* Stated task: In how many lines does the string "this" appear? Answer with the number only.

* Given records:
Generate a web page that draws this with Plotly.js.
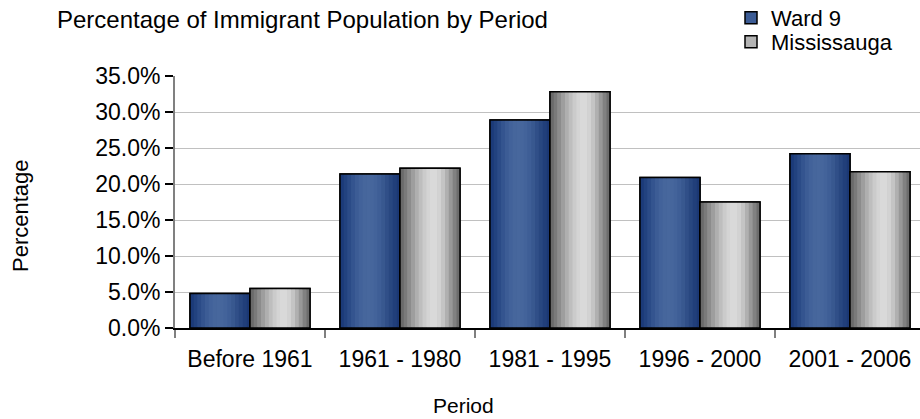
<!DOCTYPE html>
<html>
<head>
<meta charset="utf-8">
<script src="https://cdn.plot.ly/plotly-3.0.1.min.js"></script>
<style>
  html, body { margin: 0; padding: 0; overflow: hidden; background: #fff; }
  #chart { width: 930px; height: 419px; }
</style>
</head>
<body>
<div id="chart"></div>
<script>
// ---- Data ----
const categories = ["Before 1961", "1961 - 1980", "1981 - 1995", "1996 - 2000", "2001 - 2006"];
const ward9 = [4.8, 21.4, 28.9, 20.9, 24.2];
const mississauga = [5.5, 22.2, 32.8, 17.5, 21.7];
const seriesNames = ["Ward 9", "Mississauga"];
const chartTitle = "Percentage of Immigrant Population by Period";
const xTitle = "Period";
const yTitle = "Percentage";

// ---- Styling (gradient stripes emulating the cylinder shading) ----
const blueStripes = ["#1b3a78","#22427f","#2b4b87","#34548f","#3c5c95","#42629a","#46669c","#47679d",
                     "#46669c","#43639a","#3e5e96","#38588f","#304f88","#284780","#213f7a","#1b3874"];
const grayStripes = ["#6a6a6a","#7a7a7a","#8c8c8c","#9e9e9e","#afafaf","#bebebe","#cbcbcb","#d4d4d4",
                     "#d9d9d9","#d9d9d9","#d2d2d2","#c4c4c4","#b0b0b0","#989898","#818181","#6c6c6c"];

const barW = 0.4;
function seriesTraces(name, values, offset, stripes, mid, legendId) {
  const out = [];
  out.push({
    type: "bar", name: name, x: categories, y: values,
    offset: offset, width: barW,
    marker: { color: mid, line: { color: "#000", width: 1.5 } },
    hoverinfo: "skip", showlegend: true, legend: legendId
  });
  const n = stripes.length;
  const sw = barW / n;
  stripes.forEach((c, i) => {
    out.push({
      type: "bar", x: categories, y: values,
      offset: offset + i * sw, width: sw * 1.08,
      marker: { color: c, line: { width: 0 } },
      hoverinfo: "skip", showlegend: false
    });
  });
  out.push({
    type: "bar", x: categories, y: values,
    offset: offset, width: barW,
    marker: { color: "rgba(0,0,0,0)", line: { color: "#000", width: 1.5 } },
    hoverinfo: "skip", showlegend: false
  });
  return out;
}

const traces = [].concat(
  seriesTraces(seriesNames[0], ward9, -0.4, blueStripes, "#3c5c95", "legend"),
  seriesTraces(seriesNames[1], mississauga, 0, grayStripes, "#b4b4b4", "legend2")
);

const font = "Liberation Sans, Arial, sans-serif";
const legendFont = { family: font, size: 22, color: "#000" };
const W = 930, H = 419, L = 175, R = 5, T = 76, B = 91;
const pw = W - L - R, ph = H - T - B;

const layout = {
  width: W, height: H,
  margin: { l: L, r: R, t: T, b: B, autoexpand: false },
  paper_bgcolor: "#fff", plot_bgcolor: "#fff",
  barmode: "overlay",
  font: { family: font, color: "#000", size: 23 },
  title: {
    text: chartTitle,
    font: { family: font, size: 24, color: "#000" },
    x: 57 / W, xanchor: "left", xref: "container",
    y: 1 - 20 / H, yanchor: "middle", yref: "container"
  },
  showlegend: true,
  legend: {
    x: (731 - L) / pw, xanchor: "left", y: 1 + (T - 18) / ph, yanchor: "middle",
    font: legendFont, bgcolor: "rgba(0,0,0,0)", borderwidth: 0
  },
  legend2: {
    x: (731 - L) / pw, xanchor: "left", y: 1 + (T - 42) / ph, yanchor: "middle",
    font: legendFont, bgcolor: "rgba(0,0,0,0)", borderwidth: 0
  },
  xaxis: {
    type: "category",
    showline: true, linecolor: "#000", linewidth: 1.5,
    ticks: "outside", tickson: "boundaries", ticklen: 8, tickwidth: 1.5, tickcolor: "#808080",
    ticklabelstandoff: 10,
    showgrid: false, zeroline: false,
    tickfont: { family: font, size: 23, color: "#000" },
    fixedrange: true
  },
  yaxis: {
    range: [0, 35], dtick: 5, tick0: 0,
    tickformat: ".1f", ticksuffix: "%",
    showline: true, linecolor: "#808080", linewidth: 2,
    ticks: "outside", ticklen: 8, tickwidth: 1.5, tickcolor: "#000",
    showgrid: true, gridcolor: "#c0c0c0", gridwidth: 1,
    zeroline: false,
    tickfont: { family: font, size: 23, color: "#000" },
    fixedrange: true
  },
  annotations: [
    {
      text: xTitle, showarrow: false,
      xref: "paper", yref: "paper",
      x: (463 - L) / pw, y: -(405 - (T + ph)) / ph,
      xanchor: "center", yanchor: "middle",
      font: { family: font, size: 21, color: "#000" }
    },
    {
      text: yTitle, showarrow: false, textangle: -90,
      xref: "paper", yref: "paper",
      x: (20 - L) / pw, y: ((T + ph) - 216) / ph,
      xanchor: "center", yanchor: "middle",
      font: { family: font, size: 22, color: "#000" }
    }
  ]
};

Plotly.newPlot("chart", traces, layout, { displayModeBar: false, staticPlot: true });
</script>
</body>
</html>
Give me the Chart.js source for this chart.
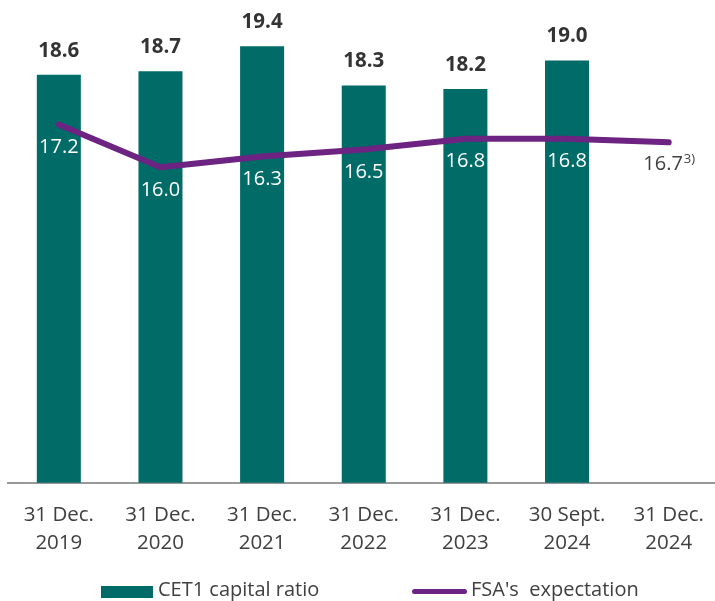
<!DOCTYPE html>
<html>
<head>
<meta charset="utf-8">
<script src="https://cdn.jsdelivr.net/npm/chart.js"></script>
<style>
  html, body { margin:0; padding:0; background:#fff; overflow:hidden; width:715px; height:601px; }
  #wrap { position:relative; width:722px; height:601px; }
  #chart { position:absolute; left:0; top:0; }
  .lg { position:absolute; font-family:"Open Sans", sans-serif; font-size:20px; line-height:20px; color:#404040; white-space:pre; }
</style>
</head>
<body>
<div id="wrap">
  <canvas id="chart" width="722" height="601"></canvas>
  <div class="lg" style="left:101px;top:586px;width:52px;height:12px;background:#006b67;"></div>
  <div class="lg" style="left:158px;top:579px;">CET1 capital ratio</div>
  <div class="lg" style="left:412px;top:589px;width:55px;height:5px;background:#6c2382;border-radius:3px;"></div>
  <div class="lg" style="left:471px;top:579px;">FSA's  expectation</div>
</div>
<script>
  // categories + values
  const labels = [
    ["31 Dec.", "2019"], ["31 Dec.", "2020"], ["31 Dec.", "2021"], ["31 Dec.", "2022"],
    ["31 Dec.", "2023"], ["30 Sept.", "2024"], ["31 Dec.", "2024"]
  ];
  const cet1 = [18.6, 18.7, 19.4, 18.3, 18.2, 19.0, null];
  const fsa = [17.2, 16.0, 16.3, 16.5, 16.8, 16.8, 16.7];
  const fsaNote = "3)"; // footnote on the last expectation value

  const teal = "#006b67";
  const purple = "#6c2382";
  const font = '"Open Sans", sans-serif';

  // value labels: bold above bars, white inside bars for the line
  const valueLabels = {
    id: "valueLabels",
    afterDatasetsDraw(chart) {
      const ctx = chart.ctx;
      ctx.save();
      ctx.textAlign = "center";
      ctx.textBaseline = "middle";

      chart.getDatasetMeta(0).data.forEach((bar, i) => {
        if (cet1[i] == null) return;
        ctx.font = "bold 20.5px " + font;
        ctx.fillStyle = "#333";
        ctx.fillText(cet1[i].toFixed(1), bar.x, bar.y - 24);
      });

      const pts = chart.getDatasetMeta(1).data;
      pts.forEach((p, i) => {
        const txt = fsa[i].toFixed(1);
        ctx.font = "20px " + font;
        if (i === pts.length - 1) {
          ctx.fillStyle = "#404040";
          const w1 = ctx.measureText(txt).width;
          ctx.font = "13px " + font;
          const w2 = ctx.measureText(fsaNote).width;
          const x0 = p.x - (w1 + w2) / 2;
          ctx.textAlign = "left";
          ctx.font = "20px " + font;
          ctx.fillText(txt, x0, p.y + 22);
          ctx.font = "13px " + font;
          ctx.fillText(fsaNote, x0 + w1 + 1, p.y + 17);
          ctx.textAlign = "center";
        } else {
          ctx.fillStyle = "#fff";
          ctx.fillText(txt, p.x, p.y + 23);
        }
      });
      ctx.restore();
    }
  };

  new Chart(document.getElementById("chart"), {
    type: "bar",
    data: {
      labels,
      datasets: [
        {
          label: "CET1 capital ratio",
          data: cet1,
          backgroundColor: teal,
          categoryPercentage: 1,
          barPercentage: 0.433,
          order: 2
        },
        {
          type: "line",
          label: "FSA's  expectation",
          data: fsa,
          borderColor: purple,
          borderWidth: 6,
          borderCapStyle: "round",
          borderJoinStyle: "round",
          pointRadius: 0,
          tension: 0,
          order: 1
        }
      ]
    },
    options: {
      responsive: false,
      animation: false,
      layout: { padding: { left: 8, right: 2, top: 0, bottom: 26 } },
      plugins: { legend: { display: false }, tooltip: { enabled: false } },
      scales: {
        y: { display: false, min: 7.13, max: 20.7 },
        x: {
          grid: { display: false, drawTicks: false },
          border: { display: true, color: "#999", width: 2 },
          ticks: {
            padding: 18,
            color: "#404040",
            font: { family: font, size: 20.5, lineHeight: 1.37 }
          }
        }
      }
    },
    plugins: [valueLabels]
  });
</script>
</body>
</html>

* Result of the exercise: 2